**Stored data**
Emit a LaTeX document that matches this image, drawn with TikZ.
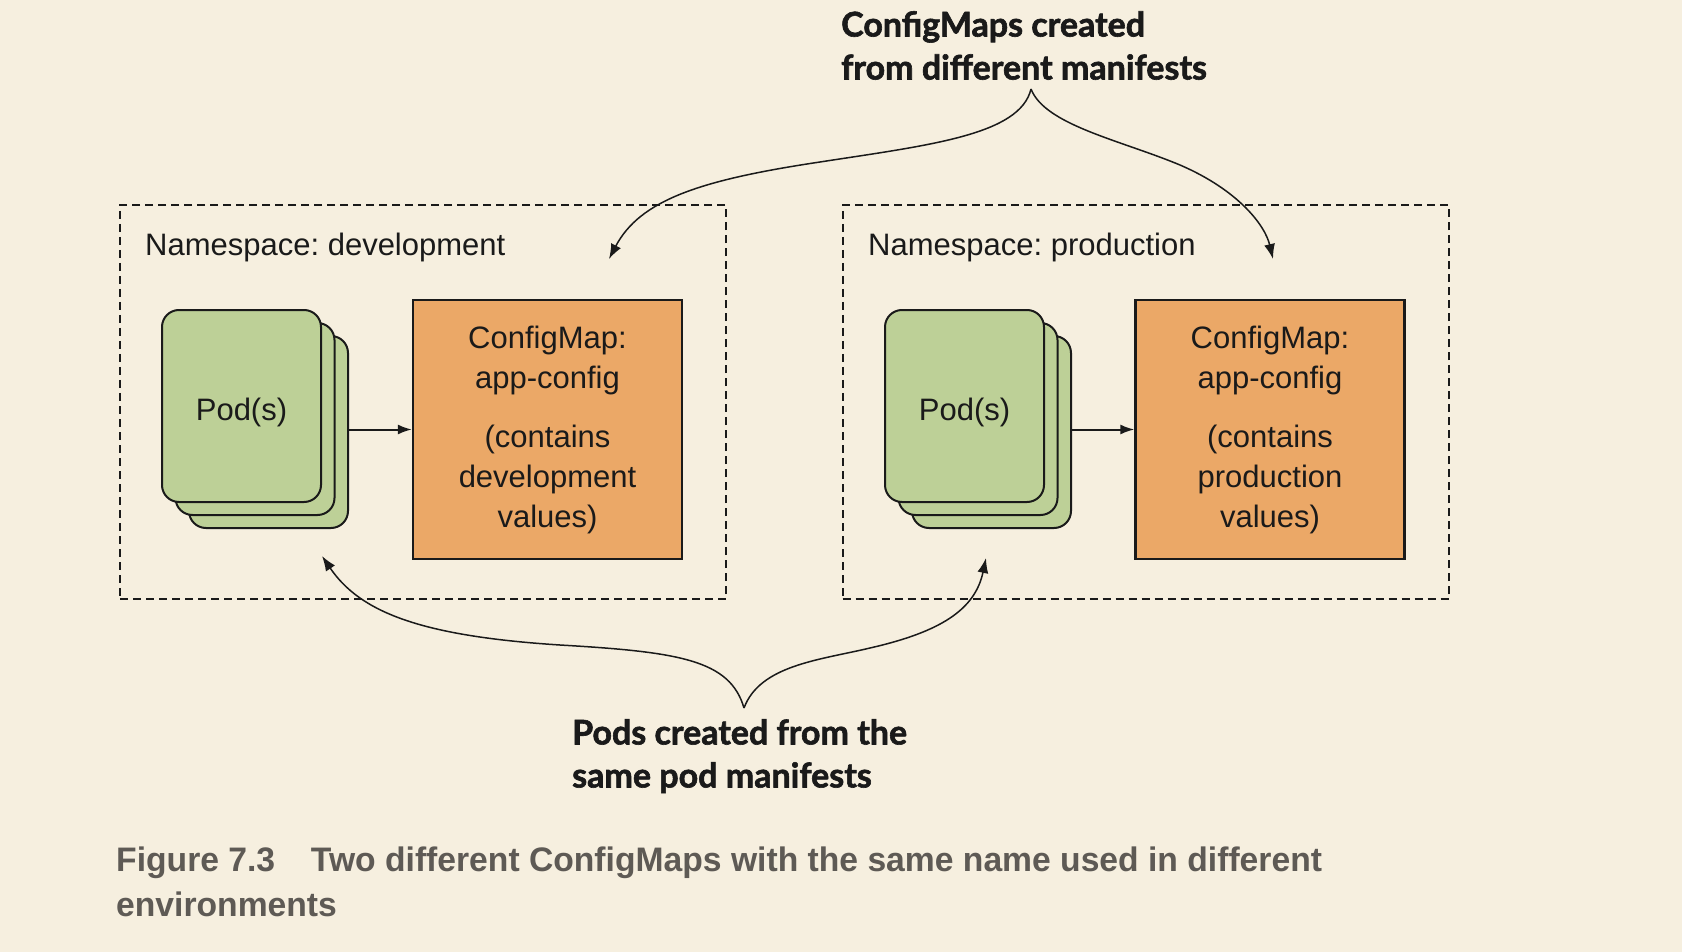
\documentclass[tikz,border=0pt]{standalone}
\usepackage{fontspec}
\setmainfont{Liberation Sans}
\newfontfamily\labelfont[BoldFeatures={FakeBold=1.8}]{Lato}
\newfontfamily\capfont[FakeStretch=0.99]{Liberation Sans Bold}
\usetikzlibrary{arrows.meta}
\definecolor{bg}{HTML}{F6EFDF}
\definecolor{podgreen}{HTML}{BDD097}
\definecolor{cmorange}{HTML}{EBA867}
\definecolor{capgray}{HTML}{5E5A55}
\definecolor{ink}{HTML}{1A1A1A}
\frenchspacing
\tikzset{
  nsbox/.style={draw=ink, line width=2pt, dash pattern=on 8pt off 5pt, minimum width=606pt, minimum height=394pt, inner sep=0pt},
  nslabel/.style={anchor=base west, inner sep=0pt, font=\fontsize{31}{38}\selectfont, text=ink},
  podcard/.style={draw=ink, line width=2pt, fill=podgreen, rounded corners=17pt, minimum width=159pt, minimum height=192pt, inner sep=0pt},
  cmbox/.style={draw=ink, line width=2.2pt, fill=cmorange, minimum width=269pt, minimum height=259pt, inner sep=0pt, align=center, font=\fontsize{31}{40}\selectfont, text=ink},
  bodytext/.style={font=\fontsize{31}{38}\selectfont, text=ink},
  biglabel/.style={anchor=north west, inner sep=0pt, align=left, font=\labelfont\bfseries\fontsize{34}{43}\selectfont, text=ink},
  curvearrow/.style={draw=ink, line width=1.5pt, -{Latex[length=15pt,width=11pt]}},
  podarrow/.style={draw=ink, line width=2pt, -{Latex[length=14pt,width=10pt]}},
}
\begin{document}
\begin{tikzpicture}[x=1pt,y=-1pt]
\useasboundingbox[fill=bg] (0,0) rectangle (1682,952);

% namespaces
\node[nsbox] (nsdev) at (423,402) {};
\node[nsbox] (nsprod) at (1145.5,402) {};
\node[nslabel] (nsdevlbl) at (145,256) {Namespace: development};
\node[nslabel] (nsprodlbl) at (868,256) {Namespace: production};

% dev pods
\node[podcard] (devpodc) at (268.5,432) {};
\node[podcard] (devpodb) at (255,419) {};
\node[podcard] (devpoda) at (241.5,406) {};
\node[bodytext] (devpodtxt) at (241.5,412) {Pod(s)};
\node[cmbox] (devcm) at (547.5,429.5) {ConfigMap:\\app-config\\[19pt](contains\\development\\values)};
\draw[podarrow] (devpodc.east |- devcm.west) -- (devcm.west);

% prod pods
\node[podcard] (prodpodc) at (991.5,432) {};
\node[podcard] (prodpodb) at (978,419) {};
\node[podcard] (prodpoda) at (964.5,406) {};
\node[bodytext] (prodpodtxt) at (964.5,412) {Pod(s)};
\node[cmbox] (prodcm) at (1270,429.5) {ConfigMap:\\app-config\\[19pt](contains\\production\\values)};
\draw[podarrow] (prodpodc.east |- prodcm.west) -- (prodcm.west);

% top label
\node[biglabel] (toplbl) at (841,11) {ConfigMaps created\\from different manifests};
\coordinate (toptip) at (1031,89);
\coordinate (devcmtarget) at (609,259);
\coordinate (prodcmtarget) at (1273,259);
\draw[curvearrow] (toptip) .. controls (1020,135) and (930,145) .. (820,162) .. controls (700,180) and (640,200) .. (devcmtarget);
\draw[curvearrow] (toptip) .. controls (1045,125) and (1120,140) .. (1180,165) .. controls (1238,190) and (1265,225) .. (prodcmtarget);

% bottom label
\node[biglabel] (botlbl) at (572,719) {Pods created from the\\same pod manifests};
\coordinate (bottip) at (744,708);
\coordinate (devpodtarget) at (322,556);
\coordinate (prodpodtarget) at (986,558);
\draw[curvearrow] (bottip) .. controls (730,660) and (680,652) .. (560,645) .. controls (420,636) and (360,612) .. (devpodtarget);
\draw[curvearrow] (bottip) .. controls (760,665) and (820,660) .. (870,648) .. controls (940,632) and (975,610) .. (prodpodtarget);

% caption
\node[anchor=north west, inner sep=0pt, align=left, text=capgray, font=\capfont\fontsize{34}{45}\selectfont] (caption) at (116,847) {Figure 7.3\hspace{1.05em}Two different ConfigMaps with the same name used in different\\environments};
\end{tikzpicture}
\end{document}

**Exercise directions**
Search the data for "with" and list every line in which it occurs.

**Output**
Emit a LaTeX document that matches this image, drawn with TikZ.
\node[anchor=north west, inner sep=0pt, align=left, text=capgray, font=\capfont\fontsize{34}{45}\selectfont] (caption) at (116,847) {Figure 7.3\hspace{1.05em}Two different ConfigMaps with the same name used in different\\environments};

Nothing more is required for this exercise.